Rows from a dataset of charts and code:
______
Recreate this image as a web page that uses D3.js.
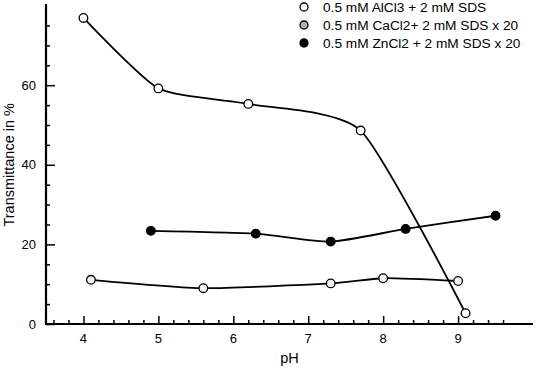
<!DOCTYPE html>
<html>
<head>
<meta charset="utf-8">
<script src="https://cdn.jsdelivr.net/npm/d3@7"></script>
<style>
  html, body { margin: 0; padding: 0; background: #fff; }
  svg { display: block; font-family: "Liberation Sans", Arial, sans-serif; }
</style>
</head>
<body>
<svg id="chart" width="536" height="368"></svg>
<script>
// ---- data ----
const seriesNames = [
  "0.5 mM AlCl3 + 2 mM SDS",
  "0.5 mM CaCl2+ 2 mM SDS x 20",
  "0.5 mM ZnCl2 + 2 mM SDS x 20"
];
const alcl3PH = [4.0, 5.0, 6.2, 7.7, 9.1];
const alcl3T  = [76.9, 59.2, 55.3, 48.6, 2.7];
const cacl2PH = [4.1, 5.6, 7.3, 8.0, 9.0];
const cacl2T  = [11.1, 9.0, 10.2, 11.5, 10.8];
const zncl2PH = [4.9, 6.3, 7.3, 8.3, 9.5];
const zncl2T  = [23.4, 22.7, 20.7, 23.9, 27.2];
const xMajorTicks = [4, 5, 6, 7, 8, 9];
const yMajorTicks = [0, 20, 40, 60];

// ---- layout ----
const svg = d3.select("#chart");
const x = d3.scaleLinear().domain([3.5, 10]).range([46, 533]);
const y = d3.scaleLinear().domain([0, 80]).range([324, 5.6]);

const xMinor = d3.range(36, 97, 2).map(v => v / 10).filter(v => !xMajorTicks.includes(v));
const yMinor = d3.range(5, 80, 5).filter(v => !yMajorTicks.includes(v));

const series = [
  { name: seriesNames[0], xs: alcl3PH, ys: alcl3T, fill: "#fff", legendFill: "#fff" },
  { name: seriesNames[1], xs: cacl2PH, ys: cacl2T, fill: "#f4f4f4", legendFill: "#b0b0b0" },
  { name: seriesNames[2], xs: zncl2PH, ys: zncl2T, fill: "#000", legendFill: "#000" }
];

// axes (ticks inside)
const xAxisMajor = d3.axisTop(x).tickValues(xMajorTicks).tickSize(8).tickFormat("");
const xAxisMinor = d3.axisTop(x).tickValues(xMinor).tickSize(4).tickFormat("");
const yAxisMajor = d3.axisRight(y).tickValues(yMajorTicks).tickSize(9).tickFormat("");
const yAxisMinor = d3.axisRight(y).tickValues(yMinor).tickSize(4).tickFormat("");

function styleAxis(g) {
  g.select(".domain").remove();
  g.selectAll(".tick line").attr("stroke", "#000").attr("stroke-width", 1.5);
}
svg.append("g").attr("transform", `translate(0,${y(0)})`).call(xAxisMajor).call(styleAxis);
svg.append("g").attr("transform", `translate(0,${y(0)})`).call(xAxisMinor).call(styleAxis);
svg.append("g").attr("transform", `translate(${x(3.5)},0)`).call(yAxisMajor).call(styleAxis);
svg.append("g").attr("transform", `translate(${x(3.5)},0)`).call(yAxisMinor).call(styleAxis);

// axis lines
svg.append("line").attr("x1", x(3.5) - 1).attr("x2", x(10)).attr("y1", y(0)).attr("y2", y(0))
  .attr("stroke", "#000").attr("stroke-width", 2.2);
svg.append("line").attr("x1", x(3.5)).attr("x2", x(3.5)).attr("y1", y(0)).attr("y2", y(80) - 1.5)
  .attr("stroke", "#000").attr("stroke-width", 2.2);

// tick labels
svg.append("g").selectAll("text").data(xMajorTicks).join("text")
  .attr("x", d => x(d)).attr("y", 343).attr("text-anchor", "middle")
  .attr("font-size", 13).attr("fill", "#000").text(d => d);
svg.append("g").selectAll("text").data(yMajorTicks).join("text")
  .attr("x", 36).attr("y", d => y(d) + 4.5).attr("text-anchor", "end")
  .attr("font-size", 13).attr("fill", "#000").text(d => d);

// axis titles
svg.append("text").attr("x", x(6.75)).attr("y", 363).attr("text-anchor", "middle")
  .attr("font-size", 14.5).attr("fill", "#000").text("pH");
svg.append("text").attr("transform", `translate(14,${y(40)}) rotate(-90)`)
  .attr("text-anchor", "middle").attr("font-size", 14.5).attr("fill", "#000")
  .text("Transmittance in %");

// lines + markers
const line = d3.line().x(d => x(d[0])).y(d => y(d[1])).curve(d3.curveCardinal.tension(0.4));
series.forEach(s => {
  const pts = s.xs.map((v, i) => [v, s.ys[i]]);
  svg.append("path").datum(pts).attr("d", line)
    .attr("fill", "none").attr("stroke", "#000").attr("stroke-width", 1.8);
  svg.append("g").selectAll("circle").data(pts).join("circle")
    .attr("cx", d => x(d[0])).attr("cy", d => y(d[1])).attr("r", 4.3)
    .attr("fill", s.fill).attr("stroke", "#000").attr("stroke-width", 1.3);
});

// legend
const legend = svg.append("g");
series.forEach((s, i) => {
  const ly = 7 + i * 18;
  legend.append("circle").attr("cx", 304).attr("cy", ly).attr("r", 4)
    .attr("fill", s.legendFill).attr("stroke", "#000").attr("stroke-width", 1.3);
  legend.append("text").attr("x", 323).attr("y", ly + 5)
    .attr("font-size", 13.7).attr("fill", "#000").text(s.name);
});
</script>
</body>
</html>
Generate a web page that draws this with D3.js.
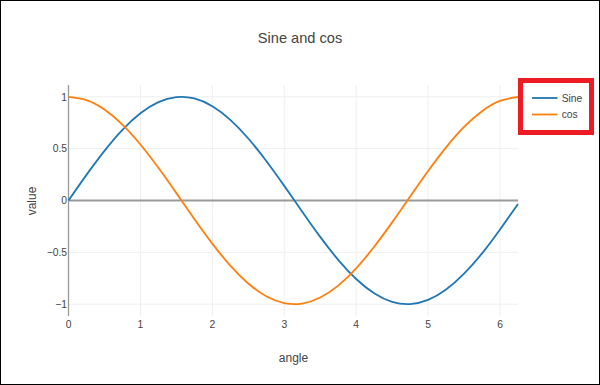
<!DOCTYPE html>
<html>
<head>
<meta charset="utf-8">
<script src="https://cdn.jsdelivr.net/npm/d3@7/dist/d3.min.js"></script>
<style>
  html, body { margin: 0; padding: 0; background: #fff; }
  svg { display: block; }
  text { font-family: "Liberation Sans", Arial, sans-serif; fill: #444; }
</style>
</head>
<body>
<svg id="chart" width="600" height="385"></svg>
<script>
const angle = [0, 0.25, 0.5, 0.75, 1, 1.25, 1.5, 1.75, 2, 2.25, 2.5, 2.75, 3, 3.25, 3.5, 3.75, 4, 4.25, 4.5, 4.75, 5, 5.25, 5.5, 5.75, 6, 6.25];
const sineValues = [0, 0.247, 0.479, 0.682, 0.841, 0.949, 0.997, 0.984, 0.909, 0.778, 0.598, 0.381, 0.141, -0.108, -0.351, -0.572, -0.757, -0.895, -0.978, -0.999, -0.959, -0.859, -0.706, -0.510, -0.279, -0.033];
const cosValues = [1, 0.969, 0.878, 0.732, 0.540, 0.315, 0.071, -0.178, -0.416, -0.628, -0.801, -0.924, -0.990, -0.994, -0.936, -0.821, -0.654, -0.446, -0.211, 0.038, 0.284, 0.512, 0.709, 0.861, 0.960, 0.999];
const seriesNames = ["Sine", "cos"];
const seriesColors = ["#1f77b4", "#ff7f0e"];
const xTicks = [0, 1, 2, 3, 4, 5, 6];
const yTicks = [-1, -0.5, 0, 0.5, 1];

const svg = d3.select("#chart");
const x = d3.scaleLinear().domain([0, 6.25]).range([68.5, 518]);
const y = d3.scaleLinear().domain([-1.114, 1.114]).range([316, 85]);

// grid
const g = svg.append("g");
g.selectAll(".vg").data(xTicks.filter(d => d !== 0)).join("line")
  .attr("x1", d => x(d)).attr("x2", d => x(d))
  .attr("y1", y.range()[1]).attr("y2", y.range()[0])
  .attr("stroke", "#eee").attr("stroke-width", 1);
g.selectAll(".hg").data(yTicks.filter(d => d !== 0)).join("line")
  .attr("x1", x.range()[0]).attr("x2", x.range()[1])
  .attr("y1", d => y(d)).attr("y2", d => y(d))
  .attr("stroke", "#eee").attr("stroke-width", 1);

// zero line
g.append("line")
  .attr("x1", x.range()[0]).attr("x2", x.range()[1])
  .attr("y1", y(0)).attr("y2", y(0))
  .attr("stroke", "#999").attr("stroke-width", 1.8);

// y axis line
g.append("line")
  .attr("x1", x(0)).attr("x2", x(0))
  .attr("y1", y.range()[1]).attr("y2", y.range()[0])
  .attr("stroke", "#999").attr("stroke-width", 1.3);

// lines
const series = [sineValues, cosValues];
const line = d3.line().x((d, i) => x(angle[i])).y(d => y(d)).curve(d3.curveNatural);
series.forEach((vals, k) => {
  svg.append("path").datum(vals)
    .attr("d", line)
    .attr("fill", "none")
    .attr("stroke", seriesColors[k])
    .attr("stroke-width", 1.8);
});

// tick labels
const fmt = d => (d < 0 ? "\u2212" : "") + Math.abs(d);
svg.selectAll(".xt").data(xTicks).join("text")
  .attr("x", d => x(d)).attr("y", 327.5)
  .attr("text-anchor", "middle").attr("font-size", 10.3)
  .text(d => d);
svg.selectAll(".yt").data(yTicks).join("text")
  .attr("x", 67).attr("y", d => y(d) + 3.7)
  .attr("text-anchor", "end").attr("font-size", 10.3)
  .text(fmt);

// titles
svg.append("text").attr("x", 300).attr("y", 43.3)
  .attr("text-anchor", "middle").attr("font-size", 14.6).text("Sine and cos");
svg.append("text").attr("x", 293.5).attr("y", 361.5)
  .attr("text-anchor", "middle").attr("font-size", 12).text("angle");
svg.append("text").attr("transform", "translate(36,201) rotate(-90)")
  .attr("text-anchor", "middle").attr("font-size", 12).text("value");

// legend
const lg = svg.append("g");
seriesNames.forEach((name, k) => {
  const yy = 98 + k * 16.5;
  lg.append("line").attr("x1", 532).attr("x2", 557.5).attr("y1", yy).attr("y2", yy)
    .attr("stroke", seriesColors[k]).attr("stroke-width", 1.8);
  lg.append("text").attr("x", 561.7).attr("y", yy + 3.7).attr("font-size", 10.3).text(name);
});
// red highlight box
svg.append("rect").attr("x", 520.5).attr("y", 80.5).attr("width", 71).attr("height", 52)
  .attr("fill", "none").attr("stroke", "#ed1c24").attr("stroke-width", 5);

// outer border
svg.append("rect").attr("x", 0.5).attr("y", 0.5).attr("width", 599).attr("height", 384)
  .attr("fill", "none").attr("stroke", "#000").attr("stroke-width", 1);
</script>
</body>
</html>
______
* [PROBLEM TO WORK ON]: Exactly and only the lines from the top of the records down to the line containing "const yMajorTicks = [0, 20, 40, 60];" should be transcribed, please, without the pictures.

* [SOLUTION TO THIS TASK]:
Recreate this image as a web page that uses D3.js.
<!DOCTYPE html>
<html>
<head>
<meta charset="utf-8">
<script src="https://cdn.jsdelivr.net/npm/d3@7"></script>
<style>
  html, body { margin: 0; padding: 0; background: #fff; }
  svg { display: block; font-family: "Liberation Sans", Arial, sans-serif; }
</style>
</head>
<body>
<svg id="chart" width="536" height="368"></svg>
<script>
// ---- data ----
const seriesNames = [
  "0.5 mM AlCl3 + 2 mM SDS",
  "0.5 mM CaCl2+ 2 mM SDS x 20",
  "0.5 mM ZnCl2 + 2 mM SDS x 20"
];
const alcl3PH = [4.0, 5.0, 6.2, 7.7, 9.1];
const alcl3T  = [76.9, 59.2, 55.3, 48.6, 2.7];
const cacl2PH = [4.1, 5.6, 7.3, 8.0, 9.0];
const cacl2T  = [11.1, 9.0, 10.2, 11.5, 10.8];
const zncl2PH = [4.9, 6.3, 7.3, 8.3, 9.5];
const zncl2T  = [23.4, 22.7, 20.7, 23.9, 27.2];
const xMajorTicks = [4, 5, 6, 7, 8, 9];
const yMajorTicks = [0, 20, 40, 60];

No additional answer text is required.